Finland aims for controlled immigration that takes into account the sustainability and security of Finnish society, according to a white paper published on Thursday.
Illegal immigration, human trafficking and marginalisation are all listed as challenges in the strategy. The paper calls for the number of quota refugees to remain the same.
The main employers’ group has already criticised the white paper as a toothless repetition of previous policy statements.
In Eastern Helsinki, one in three people has a native language other than Finnish or Swedish.
Blal El Khatate, a Halal butcher who moved here from Morocco 15 years ago, has not had any trouble finding work. He says the most important step to finding work is clear.
"First of all is the language," he says. “The Finnish language is so important. If you don't speak Finnish, you won't get anywhere.”
The unemployment rate among immigrants is estimated to be around three times as high as among native-born Finns – although it does steadily decrease the longer immigrants stay in the country.
Growing shortfall in healthcare
Joblessness is one of the problems the government aims to tackle with its new immigration strategy, which was unveiled by four ministers on Thursday.
According to Interior Minister Päivi Räsänen, “the strategy will help and bring new tools to facilitate work-based immigration and to ensure that immigrants can be employed; that we have ways to integrate them so that they can take part in building Finnish society.”
In 2011, Finland took in the largest number of immigrants in its history. However their share of the population remains significantly lower than in the other Nordic countries. Still, the number of foreigners living in Finland has doubled in a decade. This pace is expected to accelerate in the future.
At the same time, Finland faces a growing societal imbalance between pensioners and working-age people supporting them. The government hopes that its immigration policy can help to alleviate this problem.
The greatest need for foreign workers is in social and health care services, where there will be an estimated shortfall of 20,000 workers by the year 2025 if current trends continue.

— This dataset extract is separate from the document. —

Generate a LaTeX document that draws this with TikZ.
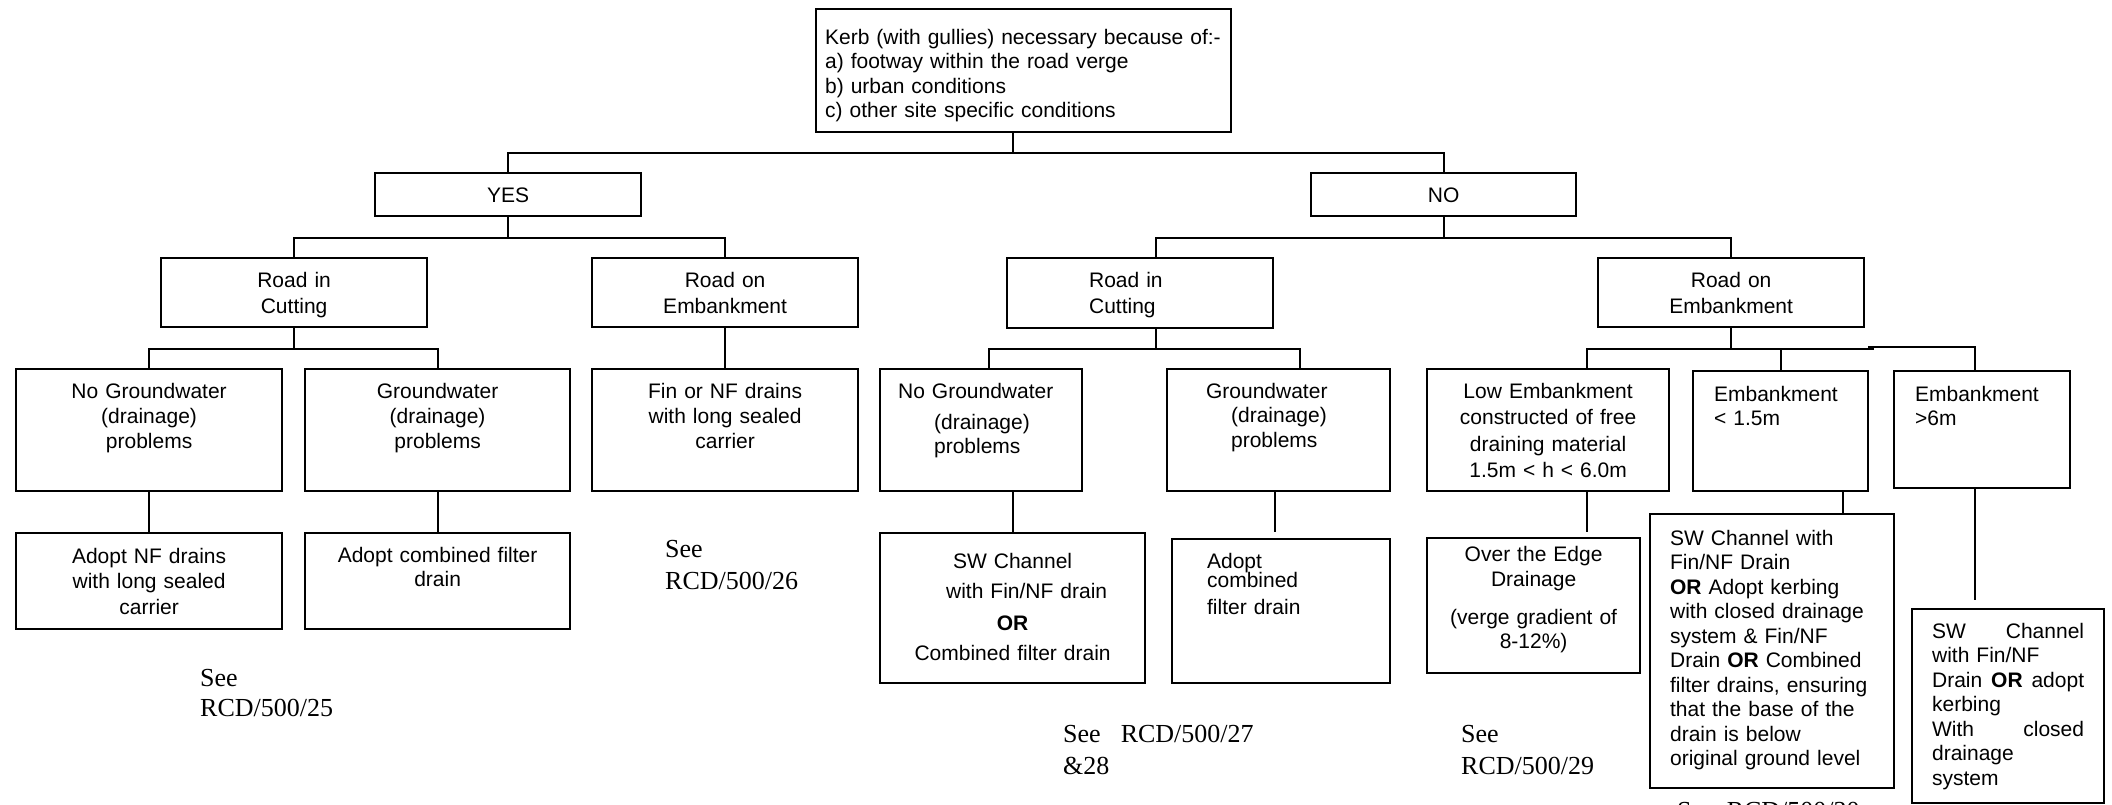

EK calls for concrete steps soon
The main employers’ group, the Confederation of Finnish Industries (EK), took part in the strategy planning panel. It says the result is good but insufficient to actually achieve concrete change.
"As someone who has been monitoring immigration policy for a long time, I don't consider this to be a major change,” says Riitta Wärn, a labour market specialist at the EK. “There's not really anything surprising or new laid out in this policy.”
She says that the panel could well have drawn up an agenda of practical steps at the same time as the strategy, but that the ministries rejected this proposal.
"As far as I know, they just didn't want to do so because every ministry wants to draw up its own action program, and didn't want to come up with a joint plan," says Wärn.
Räsänen promises to get down to work on a programme of practical measures right after the summer vacation season.
“Then we’ll make detailed plans and timetables for each of the steps,” she says. “We’ll clearly identify which body will be responsible for each one. We intend to have this action plan ready by the end of this year.”
Räsänen said this might include steps to make it easier for foreigners with families to move here.
“At the moment, we have quite strict income rules,” says Räsänen. “When foreigners get jobs here, it’s not easy for them to bring their families, which limits their opportunities to come here to work.”